Recipe

Mexican Hot Chocolate Cookies

adapted from Martha Stewart

Ingredients

2 ¼ cups all-purpose flour
½ cup unsweetened cocoa powder
2 teaspoons cream of tartar
1 teaspoon baking soda
½ teaspoon coarse salt
1 cup (2 sticks) unsalted butter, room temperature
1 ¾ cups sugar
2 large eggs
2 teaspoons cinnamon
½ teaspoon chile powder

Instructions

  1. Preheat oven to 400 degrees, with racks in upper and lower thirds. In a medium bowl, sift together flour, cocoa powder, cream of tartar, baking soda, and salt. In a large bowl, using an electric mixer, beat butter and 1 ½ cups sugar on medium speed until light and fluffy, about 2 minutes. Scrape down side of bowl. Add eggs and beat to combine. With mixer on low, gradually add flour mixture and beat until combined.
  2. In a small bowl, combine remaining ¼ cup sugar, cinnamon, and chile powder (if using).

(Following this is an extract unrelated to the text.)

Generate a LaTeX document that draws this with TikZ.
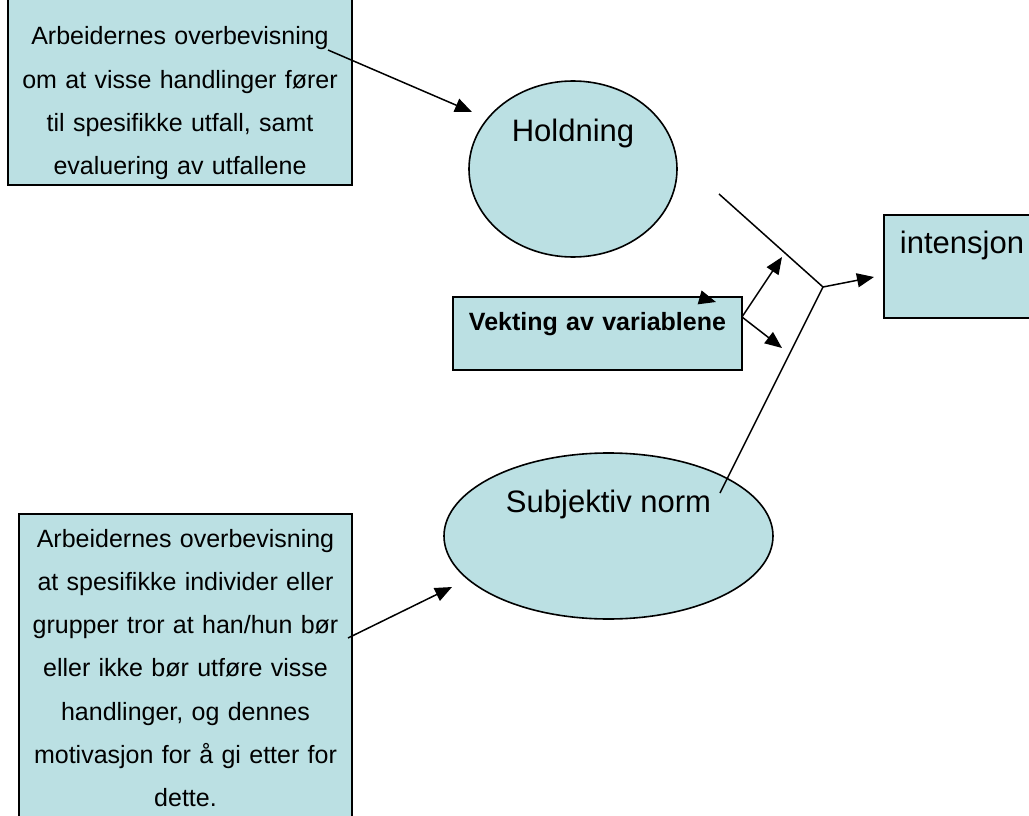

Using heaping tablespoons, form balls of dough and roll in cinnamon-sugar mixture. Place, about 3 inches apart, on two parchment-lined baking sheets. Bake until cookies are set in center and begin to crack, about 10 minutes, rotating sheets halfway through. Let cookies cool on sheets on wire racks 5 minutes, then transfer cookies to racks to cool completely. (Store in an airtight container, up to 1 week.)

Naptime Notes

Naptime Serving Ideas

This are most excellent when dipped in milk or hot chocolate. To be extra decadent put a layer of buttercream frosting in the middle to make a sandwich cookie!

Naptime Stopwatch

15 minutes for batter, plus baking time.

Naptime Reviews

The customers have been loving these, they are always gone within 48 hours!